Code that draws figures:
________________

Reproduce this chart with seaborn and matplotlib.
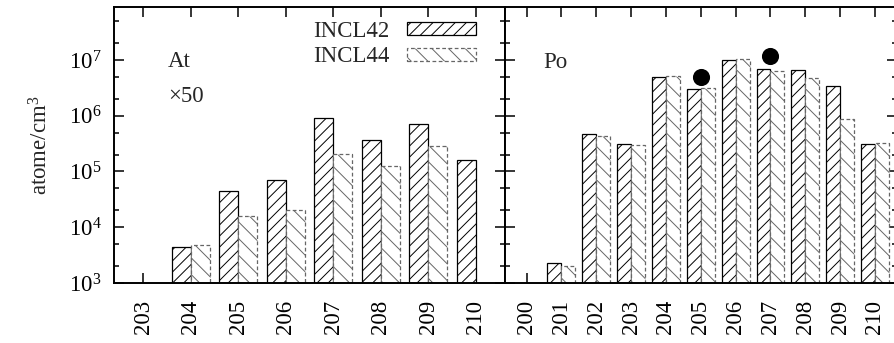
import numpy as np
import pandas as pd
import matplotlib
matplotlib.use("Agg")
import matplotlib.pyplot as plt
import matplotlib.patches as mpatches
from matplotlib.ticker import LogLocator, NullFormatter, LogFormatterMathtext
import seaborn as sns

# ---------------- data ----------------
at_isotopes = ["203", "204", "205", "206", "207", "208", "209", "210"]
at_incl42 = [np.nan, 4.5e3, 4.5e4, 7.0e4, 9.0e5, 3.7e5, 7.2e5, 1.6e5]
at_incl44 = [np.nan, 4.8e3, 1.57e4, 2.0e4, 2.1e5, 1.26e5, 2.9e5, np.nan]

po_isotopes = ["200", "201", "202", "203", "204", "205", "206", "207", "208", "209", "210"]
po_incl42 = [np.nan, 2.25e3, 4.65e5, 3.1e5, 5.0e6, 3.0e6, 1.0e7, 7.0e6, 6.5e6, 3.45e6, 3.05e5]
po_incl44 = [np.nan, 2.05e3, 4.4e5, 3.0e5, 5.2e6, 3.1e6, 1.03e7, 6.4e6, 4.75e6, 8.9e5, 3.2e5]

po_exp_isotopes = ["205", "207"]
po_exp_values = [4.9e6, 1.19e7]

models = ["INCL42", "INCL44"]

# ---------------- style ----------------
sns.set_style("white")
plt.rcParams["font.family"] = ["Liberation Serif", "DejaVu Serif"]
plt.rcParams["mathtext.fontset"] = "custom"
plt.rcParams["mathtext.rm"] = "Liberation Serif"
plt.rcParams["mathtext.it"] = "Liberation Serif:italic"
plt.rcParams["hatch.linewidth"] = 0.7
FS = 16.5

HATCH42 = "///"
HATCH44 = "\\\\"
EDGE44 = "#666666"
DASH44 = (0, (3, 2))

def make_df(isotopes, v42, v44):
    rows = []
    for iso, a, b in zip(isotopes, v42, v44):
        rows.append({"A": iso, "model": "INCL42", "value": a})
        rows.append({"A": iso, "model": "INCL44", "value": b})
    return pd.DataFrame(rows).dropna()

def style_bars(ax):
    c42, c44 = ax.containers[0], ax.containers[1]
    for p in c42:
        p.set_facecolor("white")
        p.set_edgecolor("black")
        p.set_hatch(HATCH42)
        p.set_linewidth(0.9)
    for p in c44:
        p.set_facecolor("white")
        p.set_edgecolor(EDGE44)
        p.set_hatch(HATCH44)
        p.set_linestyle(DASH44)
        p.set_linewidth(0.9)

def style_axis(ax, isotopes):
    ax.set_yscale("log")
    ax.set_ylim(1e3, 9.1e7)
    n = len(isotopes)
    ax.set_xlim(-0.617, n - 1 + 0.617)
    ax.yaxis.set_major_locator(LogLocator(base=10, numticks=10))
    ax.yaxis.set_major_formatter(LogFormatterMathtext())
    ax.yaxis.set_minor_locator(LogLocator(base=10, subs=(2.0, 5.0), numticks=10))
    ax.yaxis.set_minor_formatter(NullFormatter())
    ax.tick_params(axis="both", which="both", direction="in", top=True, right=True,
                   bottom=True, left=True, width=1.1, colors="black")
    ax.tick_params(axis="both", which="major", length=7)
    ax.tick_params(axis="both", which="minor", length=3.5)
    ax.tick_params(axis="x", which="minor", bottom=False, top=False)
    ax.tick_params(axis="x", labelrotation=90, labelsize=FS, pad=12)
    ax.tick_params(axis="y", labelsize=FS, pad=9)
    for s in ax.spines.values():
        s.set_linewidth(1.4)
        s.set_color("black")
        s.set_visible(True)
    ax.set_xlabel("")
    ax.set_ylabel("")

fig = plt.figure(figsize=(8.94, 3.43), dpi=100)
axL = fig.add_axes([114 / 894, 60 / 343, 391 / 894, 276.5 / 343])
axR = fig.add_axes([505 / 894, 60 / 343, 391.5 / 894, 276.5 / 343])

dfL = make_df(at_isotopes, at_incl42, at_incl44)
dfR = make_df(po_isotopes, po_incl42, po_incl44)

sns.barplot(data=dfL, x="A", y="value", hue="model", order=at_isotopes,
            hue_order=models, errorbar=None, width=0.8, legend=False, ax=axL)
sns.barplot(data=dfR, x="A", y="value", hue="model", order=po_isotopes,
            hue_order=models, errorbar=None, width=0.8, legend=False, ax=axR)

style_bars(axL)
style_bars(axR)
style_axis(axL, at_isotopes)
style_axis(axR, po_isotopes)
axR.tick_params(axis="y", labelleft=False)

# experimental points
exp_pos = [po_isotopes.index(a) for a in po_exp_isotopes]
axR.plot(exp_pos, po_exp_values, linestyle="none", marker="o",
         markersize=11.3, color="black", zorder=5)
axR.set_xlim(-0.617, len(po_isotopes) - 1 + 0.617)
axR.set_ylim(1e3, 9.1e7)

# labels
axL.set_ylabel("atome/cm$^3$", fontsize=FS)
axL.yaxis.set_label_coords(-0.158, 0.5)
axL.text(0.138, 0.78, "At", transform=axL.transAxes, fontsize=FS, va="baseline")
axL.text(0.138, 0.655, "\u00d750", transform=axL.transAxes, fontsize=FS, va="baseline")
axR.text(0.097, 0.777, "Po", transform=axR.transAxes, fontsize=FS, va="baseline")

# legend
h42 = mpatches.Patch(facecolor="white", edgecolor="black", hatch=HATCH42, linewidth=0.9)
h44 = mpatches.Patch(facecolor="white", edgecolor=EDGE44, hatch=HATCH44,
                     linestyle=DASH44, linewidth=0.9)
axL.legend([h42, h44], models, loc="upper right", bbox_to_anchor=(0.925, 0.948),
           frameon=False, fontsize=FS, markerfirst=False, handlelength=3.0,
           handleheight=0.5, handletextpad=0.75, labelspacing=0.2,
           borderpad=0, borderaxespad=0)

fig.savefig("out.png", dpi=100)
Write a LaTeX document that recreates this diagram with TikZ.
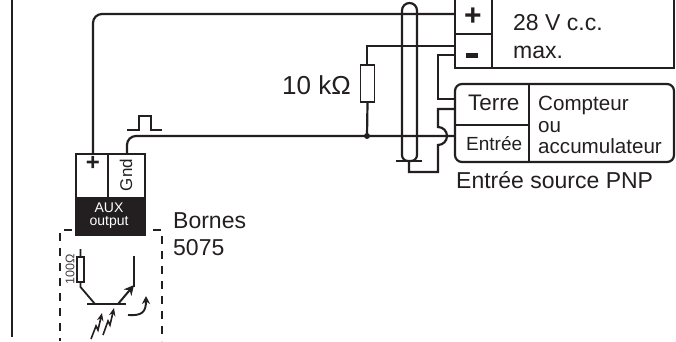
\documentclass[tikz,border=0pt]{standalone}
\usepackage{fontspec}
\setmainfont{Liberation Sans}
\usetikzlibrary{arrows.meta,calc}
\definecolor{ink}{HTML}{231F20}
\tikzset{
  wire/.style={draw=ink,line width=2.2pt},
  thin wire/.style={draw=ink,line width=1.8pt},
  lbl/.style={inner sep=0pt,anchor=base west,text=ink},
  bigt/.style={lbl,font=\fontsize{23}{23}\selectfont},
  medt/.style={lbl,font=\fontsize{23}{23}\selectfont},
  smallt/.style={lbl,font=\fontsize{20.6}{20.6}\selectfont},
}
\begin{document}
\begin{tikzpicture}[x=1pt,y=-1pt]
\useasboundingbox (0,0) rectangle (676,341);
\fill[white] (0,0) rectangle (676,341);
% named points
\coordinate (plusT) at (93,154);
\coordinate (gndT) at (127,154);
\coordinate (boxPlus) at (455,14);
\coordinate (boxMinusA) at (455,46);
\coordinate (boxMinusB) at (455,55);
\coordinate (terreA) at (455,99);
\coordinate (terreB) at (455,109);
\coordinate (entreeP) at (455,136);
\coordinate (junction) at (367,136);
\coordinate (gndBar) at (409,161);
% left rule
\draw[wire] (12,0) -- (12,337);
% supply box
\draw[wire] (455,-3) -- (455,68) -- (674,68) -- (674,-3);
\draw[wire] (492,-3) -- (492,68);
\draw[wire] (455,34) -- (492,34);
\node[lbl,font=\bfseries\fontsize{30}{30}\selectfont] (plusSign) at (464,25) {+};
\fill[ink] (466,53) rectangle (478,58);
\node[medt] (vtxt) at (513,30) {28 V c.c.};
\node[medt] (maxtxt) at (513,58) {max.};
% counter box
\draw[wire,rounded corners=7pt] (455,84) rectangle (674,162);
\draw[wire] (529,84) -- (529,162);
\draw[wire] (455,125) -- (529,125);
\node[lbl,font=\fontsize{22.5}{22.5}\selectfont] (terre) at (468,110) {Terre};
\node[lbl,font=\fontsize{19}{19}\selectfont] (entree) at (466,150) {Entrée};
\node[smallt] (cpt) at (538,110) {Compteur};
\node[smallt] (ou) at (538,132) {ou};
\node[smallt] (acc) at (538,153) {accumulateur};
\node[bigt] (src) at (456,188) {Entrée source PNP};
% wires
\draw[wire,rounded corners=9pt] (plusT) -- (93,14) -- (boxPlus);
\draw[wire] (boxMinusA) -- (367,46) -- (367,65);
\node[draw=ink,line width=1.9pt,fill=white,minimum width=14pt,minimum height=37pt,inner sep=0pt] (rk) at (367.5,83.5) {};
\draw[wire] (rk.south) -- (junction);
\fill[ink] (junction) circle (3pt);
\draw[wire,rounded corners=9pt] (gndT) -- (127,136) -- (entreeP);
\draw[wire] (boxMinusB) -- (438,55) -- (438,99) -- (terreA);
% shield
\draw[wire,rounded corners=7.5pt] (402,100) -- (402,3) -- (417,3) -- (417,100);
\draw[wire,rounded corners=6pt] (402,100) -- (402,161) -- (417,161) -- (417,100);
\draw[wire] (396,161) -- (422,161);
\draw[wire] (gndBar) -- (409,172) -- (438,172) -- (438,145)
  arc[start angle=90,end angle=-90,radius=9] -- (438,109) -- (terreB);
\node[lbl,font=\fontsize{26}{26}\selectfont] (rkt) at (282,94) {10 kΩ};
% pulse
\draw[thin wire] (127,130) -- (139,130) -- (139,116) -- (151,116) -- (151,130) -- (162,130);
% aux block
\draw[wire] (76,197) -- (76,154) -- (145,154) -- (145,197);
\draw[wire] (108,154) -- (108,197);
\fill[ink] (75,197) rectangle (146,236);
\node[inner sep=0pt,font=\bfseries\fontsize{24}{24}\selectfont,text=ink] (plusAux) at (93,163) {+};
\node[inner sep=0pt,rotate=90,font=\fontsize{17}{17}\selectfont,text=ink] (gndt) at (126,175) {Gnd};
\node[inner sep=0pt,text=white,font=\fontsize{14}{14}\selectfont] (aux) at (109,207.5) {AUX};
\node[inner sep=0pt,text=white,font=\fontsize{14}{14}\selectfont] (outp) at (109,222) {output};
\node[medt] (bornes) at (173,228) {Bornes};
\node[medt] (n5075) at (173,255) {5075};
% dashed enclosure
\draw[ink,line width=1.7pt,dash pattern=on 8pt off 7pt] (72,230) -- (60,230) -- (60,341);
\draw[ink,line width=1.7pt,dash pattern=on 8pt off 7pt] (153,230) -- (162,230) -- (162,341);
% phototransistor
\draw[ink,line width=1.8pt] (80.5,249) -- (80.5,287) -- (95,304);
\node[draw=ink,line width=1.5pt,fill=white,minimum width=7pt,minimum height=25pt,inner sep=0pt] (r100) at (80.5,269.5) {};
\node[inner sep=0pt,rotate=90,font=\fontsize{12.5}{12.5}\selectfont,text=ink!85] (r100t) at (70,269) {100Ω};
\draw[ink,line width=2.2pt] (87,304) -- (126,304);
\draw[ink,line width=2pt,-{Stealth[length=10pt,width=10pt]}] (118,304) -- (134,285);
\draw[ink,line width=2.2pt] (134,287) -- (134,256);
\draw[ink,line width=1.9pt,-{Stealth[length=8pt,width=8pt]}] (128,315) .. controls (142,316) and (146,312) .. (146,296);
\draw[ink,line width=1.6pt,-{Stealth[length=8pt,width=6.5pt]}] (91,339) -- (96,326) -- (98,330) -- (102,313);
\draw[ink,line width=1.6pt,-{Stealth[length=8pt,width=6.5pt]}] (103,335) -- (108,321) -- (110,325) -- (114,308);
\end{tikzpicture}
\end{document}
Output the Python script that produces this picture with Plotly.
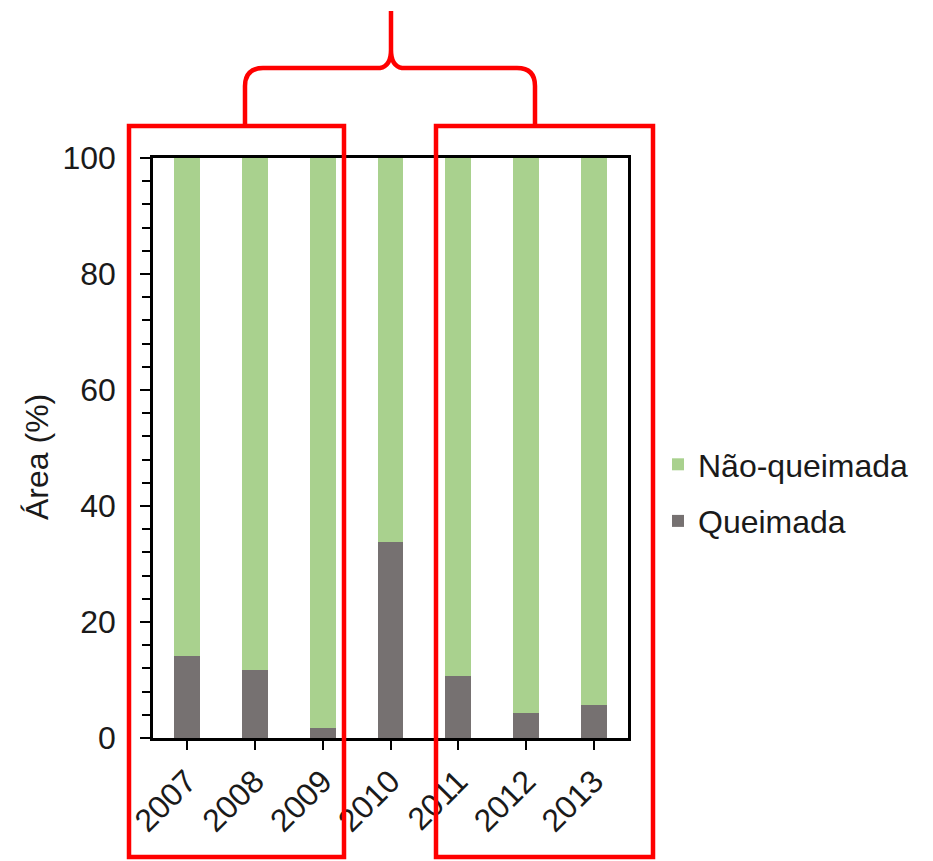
import plotly.graph_objects as go

years = ["2007", "2008", "2009", "2010", "2011", "2012", "2013"]
queimada = [14.1, 11.7, 1.7, 33.8, 10.7, 4.3, 5.7]
nao_queimada = [round(100 - v, 1) for v in queimada]

GREEN = "#A9D18E"
GRAY = "#767171"
RED = "#FF0000"
FONT = "Liberation Sans, Arial, sans-serif"
TXT = "#1a1a1a"
FS = 32

OFF = 8  # page body margin
W, H = 933 - OFF, 861 - OFF
L, R, T, B = 153, 628, 158, 738  # plot area in reference pixels
PW, PH = R - L, B - T


def px(x):
    return (x - L) / PW


def py(y):
    return (B - y) / PH


fig = go.Figure()
fig.add_trace(go.Bar(x=years, y=queimada, name="Queimada", marker_color=GRAY,
                     marker_line_width=0, legendgroup="q", legendrank=2))
fig.add_trace(go.Bar(x=years, y=nao_queimada, name="Não-queimada", marker_color=GREEN,
                     marker_line_width=0, legendgroup="n", legendrank=1))

shapes = []
for x0, x1 in [(129, 344), (436, 653)]:
    shapes.append(dict(type="rect", xref="paper", yref="paper",
                       x0=px(x0), x1=px(x1), y0=py(857), y1=py(126),
                       line=dict(color=RED, width=4.5), fillcolor="rgba(0,0,0,0)",
                       layer="above"))

pts = [("M", [(245, 126)]), ("L", [(245, 86)]), ("Q", [(245, 68), (263, 68)]),
       ("L", [(380, 68)]), ("Q", [(391, 66), (391, 50)]), ("L", [(391, 11)]),
       ("L", [(391, 50)]), ("Q", [(391, 66), (402, 68)]), ("L", [(517, 68)]),
       ("Q", [(535, 68), (535, 86)]), ("L", [(535, 126)])]
path = " ".join(cmd + " " + " ".join(f"{px(a):.5f},{py(b):.5f}" for a, b in p) for cmd, p in pts)
shapes.append(dict(type="path", xref="paper", yref="paper", path=path,
                   line=dict(color=RED, width=4.5), layer="above"))

fig.update_layout(
    width=W, height=H,
    margin=dict(l=L - OFF, r=933 - R, t=T - OFF, b=861 - B, pad=0),
    paper_bgcolor="white", plot_bgcolor="white",
    barmode="stack", bargap=0.62,
    font=dict(family=FONT, size=FS, color=TXT),
    showlegend=True,
    legend=dict(x=px(658), y=py(493), xanchor="left", yanchor="middle",
                traceorder="grouped", tracegroupgap=12,
                font=dict(size=FS, family=FONT, color=TXT), itemwidth=30,
                bgcolor="rgba(0,0,0,0)"),
    shapes=shapes,
    annotations=[dict(text="Área (%)", xref="paper", yref="paper",
                      x=px(37), y=py(457), xanchor="center", yanchor="middle",
                      textangle=-90, showarrow=False,
                      font=dict(size=FS, family=FONT, color=TXT))],
)

fig.update_xaxes(
    type="category", tickangle=-45, showline=True, linecolor="black", linewidth=2.5,
    mirror=True, ticks="outside", ticklen=9, tickwidth=2, tickcolor="black",
    tickfont=dict(size=FS, family=FONT, color=TXT), showgrid=False,
)
fig.update_yaxes(
    range=[0, 100], dtick=20, showline=True, linecolor="black", linewidth=2.5,
    mirror=True, ticks="outside", ticklen=10, tickwidth=2, tickcolor="black",
    minor=dict(dtick=4, ticks="outside", ticklen=8, tickwidth=2, tickcolor="black",
               showgrid=False),
    tickfont=dict(size=FS, family=FONT, color=TXT), showgrid=False,
    zeroline=False, ticklabelstandoff=18,
)

fig.write_html("out.html")
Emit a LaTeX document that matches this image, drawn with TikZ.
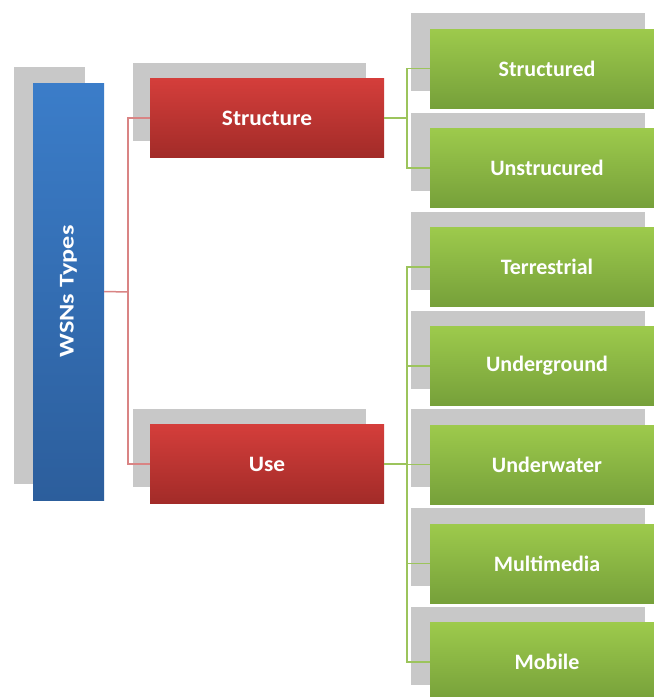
\documentclass[tikz,border=0pt]{standalone}
\usepackage{fontspec}
\setmainfont{Carlito}
\definecolor{shadowgray}{HTML}{C8C8C8}
\definecolor{bluetop}{HTML}{3B7DC9}
\definecolor{bluebot}{HTML}{2C5E9C}
\definecolor{redtop}{HTML}{D43E3B}
\definecolor{redbot}{HTML}{A22B28}
\definecolor{greentop}{HTML}{9DCA4C}
\definecolor{greenbot}{HTML}{76A03A}
\definecolor{redline}{HTML}{D98484}
\definecolor{greenline}{HTML}{9CC45C}
\tikzset{
  shadowbox/.style={fill=shadowgray, draw=none, inner sep=0pt},
  labelfont/.style={text=white, font=\bfseries\fontsize{22}{26}\selectfont},
  bluebox/.style={top color=bluetop, bottom color=bluebot, draw=none, inner sep=0pt,
    minimum width=71pt, minimum height=417pt, text=white, font=\bfseries\fontsize{21}{24}\selectfont},
  redbox/.style={top color=redtop, bottom color=redbot, draw=none, inner sep=0pt,
    minimum width=234pt, minimum height=79pt, labelfont},
  greenbox/.style={top color=greentop, bottom color=greenbot, draw=none, inner sep=0pt,
    minimum width=234pt, minimum height=79pt, labelfont},
  redconn/.style={draw=redline, line width=1.5pt},
  greenconn/.style={draw=greenline, line width=1.5pt}
}
\begin{document}
\begin{tikzpicture}[x=1pt,y=-1pt]
\useasboundingbox (0,0) rectangle (654,697);
\clip (0,0) rectangle (654,697);
\fill[white] (0,0) rectangle (654,697);
% shadows
\node[shadowbox, minimum width=71pt, minimum height=417pt] (bsh) at (49.5,275) {};
\node[shadowbox, minimum width=233pt, minimum height=78pt] (ssh) at (249,101.5) {};
\node[shadowbox, minimum width=233pt, minimum height=78pt] (ush) at (249,447.5) {};
\foreach \y [count=\i] in {68.5,168,267,366,464.5,563.5,662} {
  \node[shadowbox, minimum width=234pt, minimum height=78pt] (gsh\i) at (528,\y-16.5) {};
}
% connector junctions
\coordinate (rj) at (128,292);
\coordinate (gj1) at (407,118);
\coordinate (gj2) at (407,464);
% main boxes
\node[bluebox] (blue) at (68.5,291.5) {\rotatebox{90}{\scalebox{1.25}[1]{WSNs Types}}};
\node[redbox] (struct) at (267,118) {\scalebox{1.06}[1]{Structure}};
\node[redbox] (use) at (267,464) {\scalebox{1.06}[1]{Use}};
\node[greenbox] (g1) at (547,68.5) {Structured};
\node[greenbox] (g2) at (547,168) {Unstrucured};
\node[greenbox] (g3) at (547,267) {Terrestrial};
\node[greenbox] (g4) at (547,366) {Underground};
\node[greenbox] (g5) at (547,464.5) {Underwater};
\node[greenbox] (g6) at (547,563.5) {Multimedia};
\node[greenbox] (g7) at (547,662) {Mobile};
% red connectors
\draw[redconn] (blue.east) -- (rj);
\draw[redconn] (struct.west) -- (rj|-struct.west) -- (rj|-use.west) -- (use.west);
% green connectors
\draw[greenconn] (struct.east) -- (gj1);
\draw[greenconn] (g1.west) -- (gj1|-g1.west) -- (gj1|-g2.west) -- (g2.west);
\draw[greenconn] (use.east) -- (gj2);
\draw[greenconn] (g3.west) -- (gj2|-g3.west) -- (gj2|-g7.west) -- (g7.west);
\foreach \n in {g4,g5,g6} {
  \draw[greenconn] (gj2|-\n.west) -- (\n.west);
}
\end{tikzpicture}
\end{document}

________________

Challenge: Repeat only the lines from the one holding "Output the Python" to the one holding "return (B - y) / PH", both ends included, and drop the images.

Answer to this task:
Output the Python script that produces this picture with Plotly.
import plotly.graph_objects as go

years = ["2007", "2008", "2009", "2010", "2011", "2012", "2013"]
queimada = [14.1, 11.7, 1.7, 33.8, 10.7, 4.3, 5.7]
nao_queimada = [round(100 - v, 1) for v in queimada]

GREEN = "#A9D18E"
GRAY = "#767171"
RED = "#FF0000"
FONT = "Liberation Sans, Arial, sans-serif"
TXT = "#1a1a1a"
FS = 32

OFF = 8  # page body margin
W, H = 933 - OFF, 861 - OFF
L, R, T, B = 153, 628, 158, 738  # plot area in reference pixels
PW, PH = R - L, B - T


def px(x):
    return (x - L) / PW


def py(y):
    return (B - y) / PH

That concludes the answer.